> _WORK TO COMPLETE_
Exactly as written, write out the lines below from the first to the one containing "pos = [L / W, 1", inclusive. Pictures do not belong in the copy.

> _DATASET EXTRACT_
______________________________
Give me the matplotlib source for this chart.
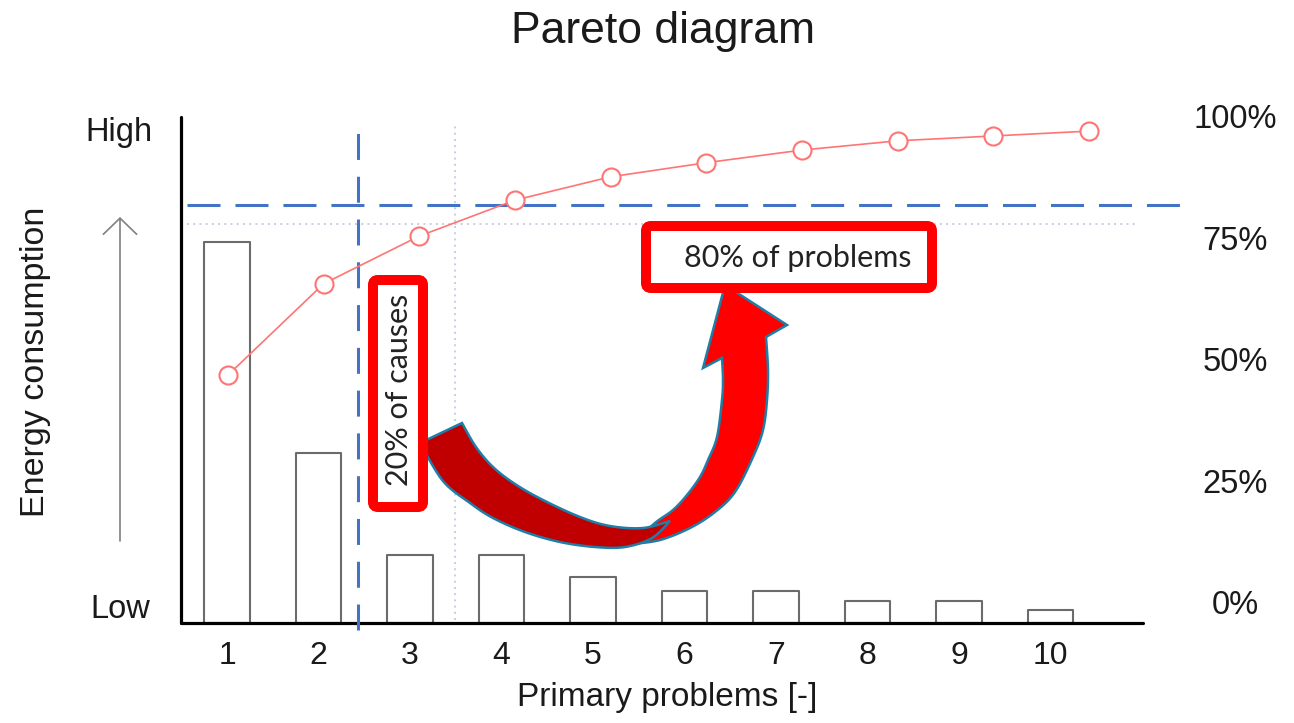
import numpy as np
import matplotlib
matplotlib.use("Agg")
import matplotlib.pyplot as plt
from matplotlib.patches import Polygon, FancyBboxPatch

# ---------------- data ----------------
categories = [1, 2, 3, 4, 5, 6, 7, 8, 9, 10]
energy = [75.3, 33.6, 13.4, 13.4, 9.1, 6.3, 6.3, 4.3, 4.3, 2.6]          # bar heights (relative)
cumulative_pct = [47.5, 66.3, 76.1, 83.5, 88.3, 91.2, 93.8, 95.7, 96.7, 97.7]
pct_ticks = [0, 25, 50, 75, 100]
pct_labels = ["0%", "25%", "50%", "75%", "100%"]
x_tick_labels = [str(c) for c in categories]
ref_x_cause = 2.43      # blue vertical dashed line (main x units)
ref_y_problem = 82.5    # blue horizontal dashed line (percent)
grid_x = 3.49           # dotted guide (main x units)
grid_y = 78.6           # dotted guide (percent)

W, H = 1294, 723
plt.rcParams['font.family'] = ['Liberation Sans', 'DejaVu Sans']
TXT = '#1a1a1a'

fig = plt.figure(figsize=(W / 100, H / 100), dpi=100)
fig.patch.set_facecolor('white')

# axes placement (pixels)
L, R, T, B = 181, 1143, 117, 623
pos = [L / W, 1 - B / H, (R - L) / W, (B - T) / H]

ax = fig.add_axes(pos)
ax.bar(categories, energy, width=0.5, facecolor='white', edgecolor='#6b6b6b',
       linewidth=1.5, joinstyle='round', zorder=2)
ax.set_xlim(0.497, 11.01)
ax.set_ylim(0, 100)
for s in ['top', 'right']:
    ax.spines[s].set_visible(False)
for s in ['left', 'bottom']:
    ax.spines[s].set_linewidth(2.3)
    ax.spines[s].set_color('black')
    ax.spines[s].set_capstyle('round')
ax.set_yticks([])
ax.set_xticks(categories)
ax.set_xticklabels(x_tick_labels, fontsize=23, color=TXT)
ax.tick_params(axis='x', length=0, pad=13)

# reference lines in main axes
ax.axvline(ref_x_cause, ymin=-0.014, ymax=0.998, color='#4472C4', lw=2.2,
           dashes=(8.5, 5.5), clip_on=False, zorder=3)
ax.axvline(grid_x, ymin=0.006, ymax=0.988, color='#c5cfe0', lw=1.4,
           linestyle=(0, (1, 2.2)), zorder=1)

# cumulative line axes (own scale)
ax2 = fig.add_axes(pos, facecolor='none')
ax2.set_xlim(0.509, 10.564)
ax2.set_ylim(-3.5, 100.6)
ax2.axis('off')
ax2.axhline(ref_y_problem, xmin=0.006, xmax=1.0405, color='#4472C4', lw=2.2,
            dashes=(10.8, 4.9), clip_on=False, zorder=3)
ax2.axhline(grid_y, xmin=0.006, xmax=0.995, color='#c5cfe0', lw=1.4,
            linestyle=(0, (1, 2.2)), zorder=1)
ax2.plot(categories, cumulative_pct, color='#ff7474', lw=1.2, marker='o',
         markersize=13, markerfacecolor='white', markeredgecolor='#ff7474',
         markeredgewidth=1.5, zorder=4, clip_on=False)
for v, lab in zip(pct_ticks, pct_labels):
    ax2.text(1.0956, v, lab, transform=ax2.get_yaxis_transform(), ha='center',
             va='center', fontsize=23.5, color=TXT, clip_on=False)

# titles / labels
fig.text(663 / W, 1 - 32 / H, 'Pareto diagram', ha='center', va='center',
         fontsize=32, color=TXT)
fig.text(667.5 / W, 1 - 706 / H, 'Primary problems [-]', ha='center',
         va='baseline', fontsize=24, color=TXT)
fig.text(36 / W, 1 - 362 / H, 'Energy consumption', ha='center', va='center',
         rotation=90, fontsize=24.5, color=TXT)
fig.text(119 / W, 1 - 133 / H, 'High', ha='center', va='center', fontsize=23.5, color=TXT)
fig.text(120 / W, 1 - 609 / H, 'Low', ha='center', va='center', fontsize=23.5, color=TXT)

# overlay for annotations (pixel coordinates)
ov = fig.add_axes([0, 0, 1, 1], facecolor='none', zorder=5)
ov.set_xlim(0, W)
ov.set_ylim(H, 0)
ov.axis('off')

ov.annotate('', xy=(120, 217), xytext=(120, 541),
            arrowprops=dict(arrowstyle='->,head_length=0.58,head_width=0.6',
                            color='#808080', lw=1.2, mutation_scale=20,
                            shrinkA=0, shrinkB=0))


def smooth(pts, n=14):
    pts = np.asarray(pts, float)
    P = np.vstack([pts[0], pts, pts[-1]])
    out = []
    t = np.linspace(0, 1, n, endpoint=False)[:, None]
    for i in range(1, len(P) - 2):
        p0, p1, p2, p3 = P[i - 1], P[i], P[i + 1], P[i + 2]
        out.append(0.5 * ((2 * p1) + (-p0 + p2) * t
                          + (2 * p0 - 5 * p1 + 4 * p2 - p3) * t ** 2
                          + (-p0 + 3 * p1 - 3 * p2 + p3) * t ** 3))
    out.append(pts[-1:])
    return np.vstack(out)


EDGE = '#1f7ea8'
# bright rising part with head
b_outer = [(632, 544), (660, 540), (690, 528), (715, 512), (735, 492),
           (753, 457), (763, 430), (767, 400), (768, 370), (766, 337)]
b_head = [(787, 325), (725, 285), (703, 368), (722, 358)]
b_inner = [(722, 358), (723, 380), (722, 400), (717, 437), (708, 460), (700, 477),
           (687, 495), (673, 510), (655, 523), (632, 544)]
bright = np.vstack([smooth(b_outer), np.array(b_head), smooth(b_inner)])
ov.add_patch(Polygon(bright, closed=True, fc='#ff0000', ec=EDGE, lw=1.8,
                     joinstyle='miter'))
# dark tail
d_outer = [(420, 443), (443, 481), (470, 503), (493, 518), (525, 532), (560, 542),
           (595, 547), (625, 547), (652, 538), (670, 521)]
d_inner = [(670, 521), (643, 528), (610, 526), (580, 517), (543, 500), (515, 484),
           (493, 467), (476, 447), (462, 423)]
dark = np.vstack([smooth(d_outer), smooth(d_inner)])
ov.add_patch(Polygon(dark, closed=True, fc='#c00000', ec=EDGE, lw=1.8,
                     joinstyle='miter'))

# red boxes
ov.add_patch(FancyBboxPatch((373, 280), 50, 227, boxstyle='round,pad=0,rounding_size=5',
                            fc='white', ec='#ff0000', lw=7.2))
ov.text(399, 390, '20% of causes', rotation=90, ha='center', va='center',
        fontsize=22, color='#222222', family=['Lato', 'DejaVu Sans'])
ov.add_patch(FancyBboxPatch((646, 226), 286, 62, boxstyle='round,pad=0,rounding_size=5',
                            fc='white', ec='#ff0000', lw=7.2))
ov.text(798, 258, '80% of problems', ha='center', va='center',
        fontsize=22, color='#222222', family=['Lato', 'DejaVu Sans'])

fig.savefig('out.png', dpi=100, facecolor='white')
______________________________
> _EXERCISE SOLUTION_
Give me the matplotlib source for this chart.
import numpy as np
import matplotlib
matplotlib.use("Agg")
import matplotlib.pyplot as plt
from matplotlib.patches import Polygon, FancyBboxPatch

# ---------------- data ----------------
categories = [1, 2, 3, 4, 5, 6, 7, 8, 9, 10]
energy = [75.3, 33.6, 13.4, 13.4, 9.1, 6.3, 6.3, 4.3, 4.3, 2.6]          # bar heights (relative)
cumulative_pct = [47.5, 66.3, 76.1, 83.5, 88.3, 91.2, 93.8, 95.7, 96.7, 97.7]
pct_ticks = [0, 25, 50, 75, 100]
pct_labels = ["0%", "25%", "50%", "75%", "100%"]
x_tick_labels = [str(c) for c in categories]
ref_x_cause = 2.43      # blue vertical dashed line (main x units)
ref_y_problem = 82.5    # blue horizontal dashed line (percent)
grid_x = 3.49           # dotted guide (main x units)
grid_y = 78.6           # dotted guide (percent)

W, H = 1294, 723
plt.rcParams['font.family'] = ['Liberation Sans', 'DejaVu Sans']
TXT = '#1a1a1a'

fig = plt.figure(figsize=(W / 100, H / 100), dpi=100)
fig.patch.set_facecolor('white')

# axes placement (pixels)
L, R, T, B = 181, 1143, 117, 623
pos = [L / W, 1 - B / H, (R - L) / W, (B - T) / H]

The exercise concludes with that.